LA. CIV. CODE art. 2590 (1993).
It is true that in Lakeside Dairies v. Gregersen, the Louisiana Supreme Court held that when the defense of lesion beyond moiety is raised, the true value of the property is determined as of the date the option was exercised, not the date of the lease contract. 46 So.2d 752, 757 (La. 1950); see also Ronaldson Puckett v. Bynum, 48 So. 152 (La. 1908); see also Alluvial City Farrastead Assoc. Inc. v. Kimbrough, 186 So.2d 698, 702 (La.App. 4th Cir. 1966) (comparing the fair market value of the property at the time the option is exercised with the exercise price when considering the defense of lesion of moiety). At the time of the Lakeside decision, however, the text of Article 2590 did not address valuation of the immovable under an option contract. Article 2590 read:
To ascertain whether there is lesion beyond moiety, the immovable must be estimated according to the state in which it was, and the value which it had at the time of the sale.
LA. Civ. CODE art. 2590 (1870). The Lakeside court reasoned that "a mere purchase option, on being granted, contains no elements of a sale;" therefore the grantee has no enforceable rights until he exercises the option. Lakeside, 46 So.2d at 757.
The Court finds that the amendment of Article 2590 evidences the Legislature's clear intent that courts must value property as of the time of the option contract, not the sale contract, when a party exercises an option to buy, and the seller raises the defense of lesion. Thus, Lakeside is no longer good law on the issue of the date of valuation for lesion purposes.
Now that the Court has determined when the property must be evaluated, it must determine whether the defense of lesion beyond moiety applies. Proof of lesion beyond moiety must be with reasonable certainly; there must be clear and exceedingly strong evidence that the price given is less that one-half the value of the land. See Hemenway Furniture Co., Inc. v. Corbett, 126 So.2d 666, 671 (La.App. 3d Cir. 1961). In order for the defense to apply, the Court must find that the value of the property in question at the time the option was granted was equal to or greater than $350,000, or twice the price contained in the option.
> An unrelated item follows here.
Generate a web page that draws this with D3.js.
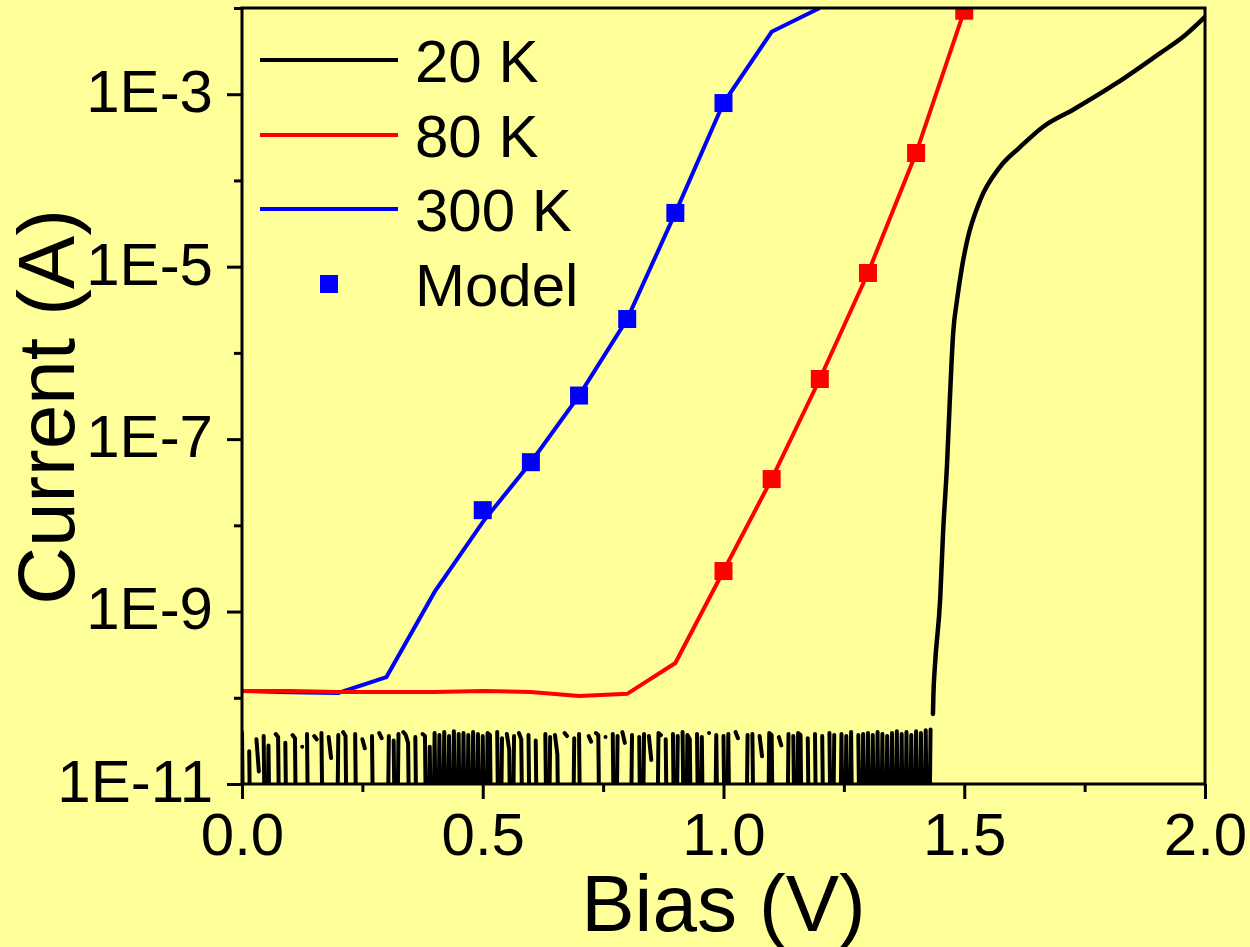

The parties do not dispute that the lease containing the purchase option was executed on May 25, 1967. The purchase price contained in this lease was $175,000. ( See Styslinger Aff. Ex. A.) In March of 1967, two months prior to the execution of the lease, the property was appraised for $105,600. ( See id. at Ex. H.) Two years later, the appraisal was updated and the property plus an additional parcel of land was appraised at $148,300. ( See id.) Therefore, the Court finds that there is no dispute that the option price was not less than one half the value of the property at the time plaintiff granted the option, and the defense of lesion beyond moiety does not apply.
Because the Court has found that the defense of lesion beyond moiety does not apply, plaintiff is entitled to specific performance of the contract entitling it to purchase the land for $175,000. See LA. CIV. CODE, art. 2623 (giving either party to a contract to sell the right to demand specific performance).
III. Conclusion
For the foregoing reasons, the Court grants plaintiff's motion for summary judgment and denies defendants' motion for summary judgment.
New Orleans, Louisiana, this 18th day of January, 2001.